**EXERCISE BRIEF:** With the images removed, repeat the data below exactly.

**INFORMATION PROVIDED:**
# # # # # # #

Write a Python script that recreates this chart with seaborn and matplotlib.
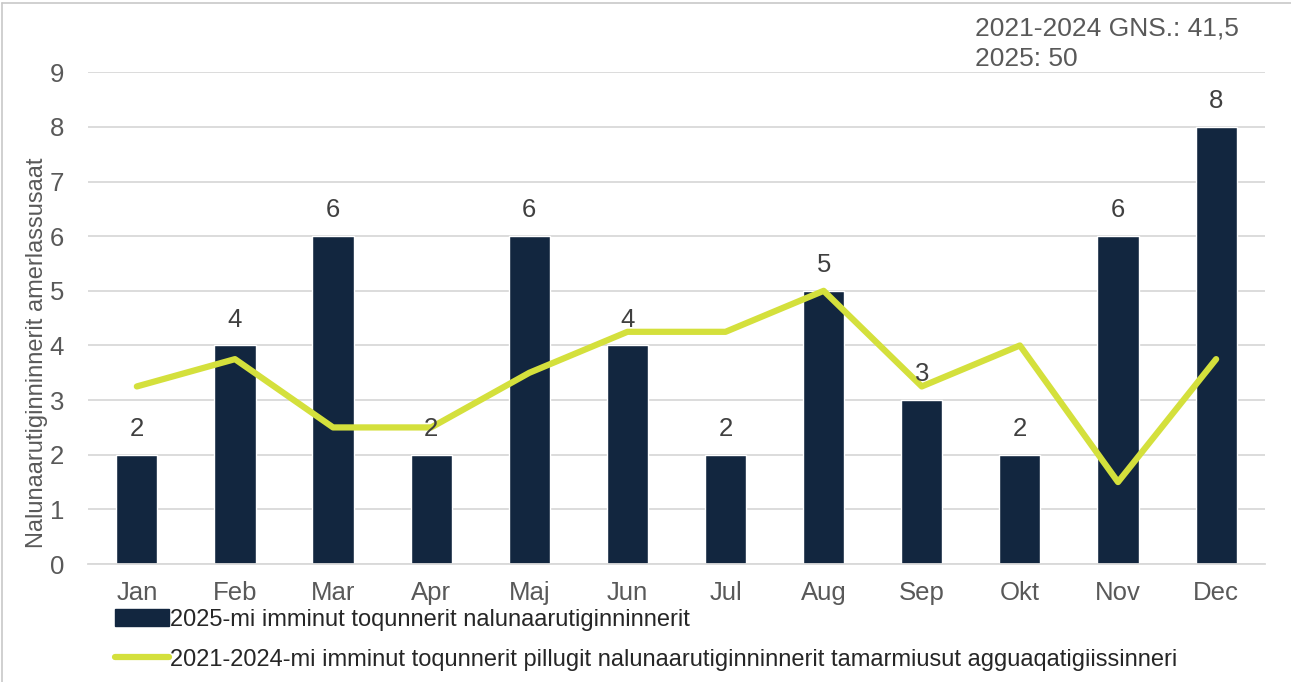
import pandas as pd
import numpy as np
import matplotlib.pyplot as plt
import seaborn as sns
from matplotlib.patches import Patch
from matplotlib.lines import Line2D

months = ['Jan', 'Feb', 'Mar', 'Apr', 'Maj', 'Jun', 'Jul', 'Aug', 'Sep', 'Okt', 'Nov', 'Dec']
reports_2025 = [2, 4, 6, 2, 6, 4, 2, 5, 3, 2, 6, 8]
avg_2021_2024 = [3.25, 3.75, 2.5, 2.5, 3.5, 4.25, 4.25, 5, 3.25, 4, 1.5, 3.75]

bar_label = '2025-mi imminut toqunnerit nalunaarutiginninnerit'
line_label = '2021-2024-mi imminut toqunnerit pillugit nalunaarutiginninnerit tamarmiusut agguaqatigiissinneri'
y_label = 'Nalunaarutiginninnerit amerlassusaat'
note_lines = ['2021-2024 GNS.: 41,5', '2025: 50']

bar_color = '#12263f'
line_color = '#d4e03c'
text_gray = '#595959'

df = pd.DataFrame({'month': months, 'reports': reports_2025, 'avg': avg_2021_2024})
df['pos'] = np.arange(len(df))

sns.set_theme(style='white')
plt.rcParams['font.family'] = ['Liberation Sans', 'DejaVu Sans']

fig = plt.figure(figsize=(12.91, 6.82), dpi=100)
ax = fig.add_axes([0.068, 0.173, 0.912, 0.721])

sns.barplot(data=df, x='month', y='reports', color=bar_color, width=0.42,
            saturation=1, ax=ax, zorder=2)
sns.lineplot(data=df, x='pos', y='avg', color=line_color, linewidth=4.5,
             sort=False, ax=ax, zorder=3)

ax.bar_label(ax.containers[0], fontsize=18.5, color='#404040', padding=10)

ax.set_ylim(0, 9)
ax.set_xlim(-0.5, len(months) - 0.5)
ax.set_yticks(range(0, 10))
ax.yaxis.grid(True, color='#d9d9d9', linewidth=1.3, zorder=0)
ax.xaxis.grid(False)
for side in ['top', 'right', 'left']:
    ax.spines[side].set_visible(False)
ax.spines['bottom'].set_color('#d9d9d9')
ax.spines['bottom'].set_linewidth(1.3)
ax.tick_params(axis='x', labelsize=18.5, labelcolor=text_gray, length=0, pad=12)
ax.tick_params(axis='y', labelsize=18.5, labelcolor=text_gray, length=0, pad=17)
ax.set_xlabel('')
ax.set_ylabel(y_label, fontsize=17, color=text_gray)
ax.yaxis.set_label_coords(-0.034, 0.43)

fig.text(0.755, 0.958, note_lines[0], fontsize=19, color=text_gray, va='center')
fig.text(0.755, 0.914, note_lines[1], fontsize=19, color=text_gray, va='center')

handles = [Patch(facecolor=bar_color, edgecolor=bar_color),
           Line2D([0], [0], color=line_color, linewidth=4.5)]
fig.legend(handles, [bar_label, line_label], loc='upper left',
           bbox_to_anchor=(0.089, 0.107), frameon=False, fontsize=17,
           handlelength=2.3, handletextpad=0.05, labelspacing=0.75,
           borderaxespad=0, borderpad=0)

# outer chart frame (top and left edges visible)
fig.add_artist(Line2D([0.0015, 0.0015], [0, 0.996], transform=fig.transFigure,
                      color='#c8c8c8', linewidth=1.2))
fig.add_artist(Line2D([0.0015, 1], [0.996, 0.996], transform=fig.transFigure,
                      color='#c8c8c8', linewidth=1.2))

fig.savefig('out.png', dpi=100)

# # # # # # #

**RESPONSE:**
Write a Python script that recreates this chart with seaborn and matplotlib.
import pandas as pd
import numpy as np
import matplotlib.pyplot as plt
import seaborn as sns
from matplotlib.patches import Patch
from matplotlib.lines import Line2D

months = ['Jan', 'Feb', 'Mar', 'Apr', 'Maj', 'Jun', 'Jul', 'Aug', 'Sep', 'Okt', 'Nov', 'Dec']
reports_2025 = [2, 4, 6, 2, 6, 4, 2, 5, 3, 2, 6, 8]
avg_2021_2024 = [3.25, 3.75, 2.5, 2.5, 3.5, 4.25, 4.25, 5, 3.25, 4, 1.5, 3.75]

bar_label = '2025-mi imminut toqunnerit nalunaarutiginninnerit'
line_label = '2021-2024-mi imminut toqunnerit pillugit nalunaarutiginninnerit tamarmiusut agguaqatigiissinneri'
y_label = 'Nalunaarutiginninnerit amerlassusaat'
note_lines = ['2021-2024 GNS.: 41,5', '2025: 50']

bar_color = '#12263f'
line_color = '#d4e03c'
text_gray = '#595959'

df = pd.DataFrame({'month': months, 'reports': reports_2025, 'avg': avg_2021_2024})
df['pos'] = np.arange(len(df))

sns.set_theme(style='white')
plt.rcParams['font.family'] = ['Liberation Sans', 'DejaVu Sans']

fig = plt.figure(figsize=(12.91, 6.82), dpi=100)
ax = fig.add_axes([0.068, 0.173, 0.912, 0.721])

sns.barplot(data=df, x='month', y='reports', color=bar_color, width=0.42,
            saturation=1, ax=ax, zorder=2)
sns.lineplot(data=df, x='pos', y='avg', color=line_color, linewidth=4.5,
             sort=False, ax=ax, zorder=3)

ax.bar_label(ax.containers[0], fontsize=18.5, color='#404040', padding=10)

ax.set_ylim(0, 9)
ax.set_xlim(-0.5, len(months) - 0.5)
ax.set_yticks(range(0, 10))
ax.yaxis.grid(True, color='#d9d9d9', linewidth=1.3, zorder=0)
ax.xaxis.grid(False)
for side in ['top', 'right', 'left']:
    ax.spines[side].set_visible(False)
ax.spines['bottom'].set_color('#d9d9d9')
ax.spines['bottom'].set_linewidth(1.3)
ax.tick_params(axis='x', labelsize=18.5, labelcolor=text_gray, length=0, pad=12)
ax.tick_params(axis='y', labelsize=18.5, labelcolor=text_gray, length=0, pad=17)
ax.set_xlabel('')
ax.set_ylabel(y_label, fontsize=17, color=text_gray)
ax.yaxis.set_label_coords(-0.034, 0.43)

fig.text(0.755, 0.958, note_lines[0], fontsize=19, color=text_gray, va='center')
fig.text(0.755, 0.914, note_lines[1], fontsize=19, color=text_gray, va='center')

handles = [Patch(facecolor=bar_color, edgecolor=bar_color),
           Line2D([0], [0], color=line_color, linewidth=4.5)]
fig.legend(handles, [bar_label, line_label], loc='upper left',
           bbox_to_anchor=(0.089, 0.107), frameon=False, fontsize=17,
           handlelength=2.3, handletextpad=0.05, labelspacing=0.75,
           borderaxespad=0, borderpad=0)

# outer chart frame (top and left edges visible)
fig.add_artist(Line2D([0.0015, 0.0015], [0, 0.996], transform=fig.transFigure,
                      color='#c8c8c8', linewidth=1.2))
fig.add_artist(Line2D([0.0015, 1], [0.996, 0.996], transform=fig.transFigure,
                      color='#c8c8c8', linewidth=1.2))

fig.savefig('out.png', dpi=100)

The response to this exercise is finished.